本当に美味しく、軽やかに楽しめるスタイルの辛口を造ろうと思ったら、格付けを上げるわけにはいきません。無理に格付けをあげると高アルコール度数の、造りたいと思ったスタイルからは逸脱した、造り手にとっては低品質のワインになってしまいます。
Ausleseで軽やかな辛口は造れないのです。


すべてはこれと同じです。

土地の個性を表現したワインを造りたいと思えば例えばAOPの基準に沿ったワインを造ればいいですし、土地の個性にブドウの個性がマスクされない、ブドウ品種をより中心においたワインを造りたいと思ったら逆にAOPの基準ではなく、地区名や地域名、もしくは地理的表示のないワインとしての基準にあわせたワインを造ればいいのです。

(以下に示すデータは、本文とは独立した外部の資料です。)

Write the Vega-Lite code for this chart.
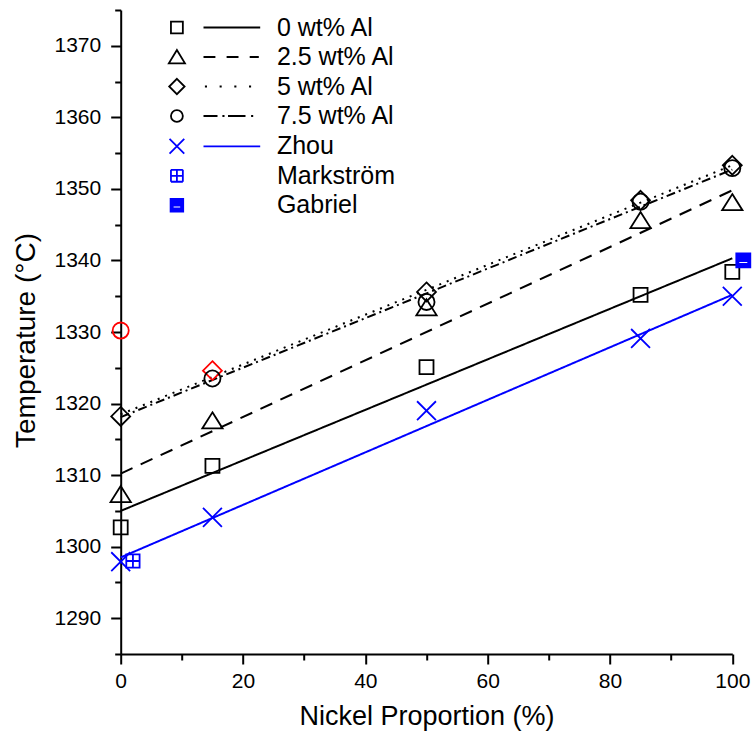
{
  "$schema": "https://vega.github.io/schema/vega-lite/v6.json",
  "width": 611.6,
  "height": 644,
  "autosize": "none",
  "padding": {"left": 120.7, "top": 10, "right": 20.7, "bottom": 84},
  "background": "white",
  "config": {
    "view": {"stroke": null},
    "font": "Liberation Sans",
    "axis": {
      "domainColor": "black", "domainWidth": 2, "tickColor": "black", "tickWidth": 2,
      "labelColor": "black", "labelFont": "Liberation Sans", "labelFontSize": 21,
      "titleFont": "Liberation Sans", "titleFontSize": 27, "titleFontWeight": "normal", "titleColor": "black",
      "grid": false, "labelFlush": false, "labelOverlap": false
    },
    "legend": {
      "padding": 0, "symbolSize": 196, "symbolStrokeWidth": 1.8, "symbolOpacity": 1,
      "labelFont": "Liberation Sans", "labelFontSize": 25, "labelColor": "black",
      "labelOffset": 87.5, "rowPadding": 3.5, "labelLimit": 300
    }
  },
  "datasets": {
    "fits": [
      {"series": "0 wt% Al", "ni": 0, "temp": 1305.0},
      {"series": "0 wt% Al", "ni": 100, "temp": 1340.3},
      {"series": "2.5 wt% Al", "ni": 0, "temp": 1310.2},
      {"series": "2.5 wt% Al", "ni": 100, "temp": 1349.8},
      {"series": "5 wt% Al", "ni": 0, "temp": 1318.5},
      {"series": "5 wt% Al", "ni": 100, "temp": 1353.3},
      {"series": "7.5 wt% Al", "ni": 0, "temp": 1318.1},
      {"series": "7.5 wt% Al", "ni": 100, "temp": 1352.7},
      {"series": "Zhou", "ni": 0, "temp": 1298.5},
      {"series": "Zhou", "ni": 100, "temp": 1335.2}
    ],
    "points": [
      {"series": "0 wt% Al", "ni": 0, "temp": 1302.7},
      {"series": "0 wt% Al", "ni": 15, "temp": 1311.3},
      {"series": "0 wt% Al", "ni": 50, "temp": 1325.1},
      {"series": "0 wt% Al", "ni": 85, "temp": 1335.2},
      {"series": "0 wt% Al", "ni": 100, "temp": 1338.4},
      {"series": "2.5 wt% Al", "ni": 0, "temp": 1307.3},
      {"series": "2.5 wt% Al", "ni": 15, "temp": 1317.6},
      {"series": "2.5 wt% Al", "ni": 50, "temp": 1333.4},
      {"series": "2.5 wt% Al", "ni": 85, "temp": 1345.6},
      {"series": "2.5 wt% Al", "ni": 100, "temp": 1348.1},
      {"series": "5 wt% Al", "ni": 0, "temp": 1318.2},
      {"series": "5 wt% Al", "ni": 15, "temp": 1324.6, "outlier": true},
      {"series": "5 wt% Al", "ni": 50, "temp": 1335.6},
      {"series": "5 wt% Al", "ni": 85, "temp": 1348.4},
      {"series": "5 wt% Al", "ni": 100, "temp": 1353.3},
      {"series": "7.5 wt% Al", "ni": 0, "temp": 1330.2, "outlier": true},
      {"series": "7.5 wt% Al", "ni": 15, "temp": 1323.5},
      {"series": "7.5 wt% Al", "ni": 50, "temp": 1334.2},
      {"series": "7.5 wt% Al", "ni": 85, "temp": 1348.2},
      {"series": "7.5 wt% Al", "ni": 100, "temp": 1352.9},
      {"series": "Zhou", "ni": 0, "temp": 1297.9},
      {"series": "Zhou", "ni": 15, "temp": 1304.1},
      {"series": "Zhou", "ni": 50, "temp": 1319.0},
      {"series": "Zhou", "ni": 85, "temp": 1329.1},
      {"series": "Zhou", "ni": 100, "temp": 1335.0},
      {"series": "Markström", "ni": 2, "temp": 1298.0},
      {"series": "Gabriel", "ni": 101.8, "temp": 1340.0}
    ]
  },
  "layer": [
    {
      "data": {"name": "fits"},
      "mark": {"type": "line", "strokeWidth": 2},
      "encoding": {
        "x": {"field": "ni", "type": "quantitative",
              "scale": {"domain": [0, 100], "nice": false, "zero": false},
              "axis": {"orient": "bottom", "values": [0, 20, 40, 60, 80, 100], "tickSize": 10, "labelPadding": 6,
                       "title": "Nickel Proportion (%)", "titlePadding": 12}},
        "y": {"field": "temp", "type": "quantitative",
              "scale": {"domain": [1285, 1375], "nice": false, "zero": false},
              "axis": {"orient": "left", "values": [1290, 1300, 1310, 1320, 1330, 1340, 1350, 1360, 1370], "format": "d", "tickSize": 10, "labelPadding": 10,
                       "title": "Temperature (°C)", "titlePadding": 13, "titleFontSize": 28, "titleY": 330}},
        "strokeDash": {"field": "series", "type": "nominal",
                       "scale": {"domain": ["0 wt% Al", "2.5 wt% Al", "5 wt% Al", "7.5 wt% Al", "Zhou"],
                                 "range": [[1, 0], [13, 9], [2, 6], [9, 4, 2, 4], [1, 0]]},
                       "legend": null},
        "stroke": {"condition": {"test": "datum.series === 'Zhou'", "value": "#0000ff"}, "value": "#000000"}
      }
    },
    {
      "data": {"name": "points"},
      "mark": {"type": "point", "size": 196, "strokeWidth": 1.8, "opacity": 1},
      "encoding": {
        "x": {"field": "ni", "type": "quantitative",
              "axis": {"orient": "bottom", "values": [10, 30, 50, 70, 90], "tickSize": 6, "labels": false, "domain": false, "title": null}},
        "y": {"field": "temp", "type": "quantitative",
              "axis": {"orient": "left", "values": [1285, 1295, 1305, 1315, 1325, 1335, 1345, 1355, 1365, 1375], "tickSize": 6, "labels": false, "domain": false, "title": null}},
        "shape": {"field": "series", "type": "nominal",
                  "scale": {"domain": ["0 wt% Al", "2.5 wt% Al", "5 wt% Al", "7.5 wt% Al", "Zhou", "Markström", "Gabriel"],
                            "range": [
                              "M-1,-1H1V1H-1Z",
                              "M0,-1.2L1.45,1.1L-1.45,1.1Z",
                              "M0,-1.35L1.35,0L0,1.35L-1.35,0Z",
                              "M-1.15,0A1.15,1.15,0,1,1,1.15,0A1.15,1.15,0,1,1,-1.15,0Z",
                              "M-1.35,-1.35L1.35,1.35M-1.35,1.35L1.35,-1.35",
                              "M-0.95,-0.95H0.95V0.95H-0.95Z M0,-0.95V0.95M-0.95,0H0.95",
                              "M-1,-1H1V1H-1Z M-0.7,0.1V0.5H0.7V0.1Z"
                            ]},
                  "legend": null},
        "stroke": {"condition": [
                     {"test": "datum.outlier === true", "value": "#ff0000"},
                     {"test": "datum.series === 'Zhou' || datum.series === 'Markström' || datum.series === 'Gabriel'", "value": "#0000ff"}
                   ],
                   "value": "#000000"},
        "fill": {"condition": {"test": "datum.series === 'Gabriel'", "value": "#0000ff"}, "value": "transparent"}
      }
    },
    {
      "data": {"name": "points"},
      "transform": [{"filter": "false"}],
      "mark": {"type": "point", "filled": false, "stroke": "#000000", "strokeWidth": 1.8, "size": 196, "opacity": 1},
      "encoding": {
        "shape": {"field": "series", "type": "nominal",
                  "scale": {"domain": ["0 wt% Al", "2.5 wt% Al", "5 wt% Al", "7.5 wt% Al"],
                            "range": [
                              "M-0.85,-0.85H0.85V0.85H-0.85Z M3.8,0H11.9",
                              "M0,-1L1.15,0.9L-1.15,0.9Z M3.8,0H5.5M7.1,0H8.8M10.4,0H11.7",
                              "M0,-1.1L1.1,0L0,1.1L-1.1,0Z M4,0H4.3M6.1,0H6.4M8.2,0H8.5M10.3,0H10.6",
                              "M-0.85,0A0.85,0.85,0,1,1,0.85,0A0.85,0.85,0,1,1,-0.85,0Z M3.8,0H5.8M6.5,0H6.8M7.3,0H9.8M10.6,0H10.9"
                            ]},
                  "legend": {"title": null, "orient": "none", "legendX": 43.7, "legendY": 5}}
      }
    },
    {
      "data": {"name": "points"},
      "transform": [{"filter": "false"}],
      "mark": {"type": "point", "filled": true, "fill": "#0000ff", "stroke": "#0000ff", "strokeWidth": 1.8, "size": 196, "opacity": 1},
      "encoding": {
        "shape": {"field": "series", "type": "nominal",
                  "scale": {"domain": ["Zhou", "Markström", "Gabriel"],
                            "range": [
                              "M-1.05,-1.05L1.05,1.05M-1.05,1.05L1.05,-1.05M3.8,0H11.9",
                              "M-0.85,-0.85H0.85M0.85,-0.85V0.85M0.85,0.85H-0.85M-0.85,0.85V-0.85M0,-0.85V0.85M-0.85,0H0.85",
                              "M-0.9,-0.9H0.9V0.9H-0.9Z M-0.6,0.05V0.45H0.6V0.05Z"
                            ]},
                  "legend": {"title": null, "orient": "none", "legendX": 43.7, "legendY": 123.8}}
      }
    }
  ],
  "resolve": {"axis": {"x": "independent", "y": "independent"}, "scale": {"shape": "independent"}}
}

格の間に上下に並べられた優劣を見出すのではなく、スタイルの一つとして横並びの関係性を置き、ワインのスタイルに合わせて適材適所に使っていけばいいだけのことです。


飲む側にしても、仕事に疲れて食欲もないような時には高格付けで主張のはっきりした強いワインよりも地理的表示などなくても軽やかで肩ひじ張って構えて飲む必要のない気楽なワインの方が美味しく感じられる瞬間があるはずです。この瞬間、格付けの間に品質の差はありません。


造りたいワインがある時、そのワインに合ったブドウの条件というものもあわせて存在します。そしてそのブドウに求められる条件が必ずしもワイン法に定められた高格付けの条件に合わない場合もまた多いのです。電気製品の上位互換のように高格付けの条件に適合したものであればどのようなスタイルのワインにでも汎用的に使える、というわけではないことはすでに書いたとおりです。

確かに格付けというものはワイン選びの時の選択肢の一つにはなりますし、ある意味においては公的に保証されたものであることはその通りです。
しかしその保証の内容は「品質」ではない、ということもぜひ知っておいて下さい。低格付けだから、格付けがないから、そのワインが美味しいワインではない、と早合点してしまうことはあまりにもったいないことです。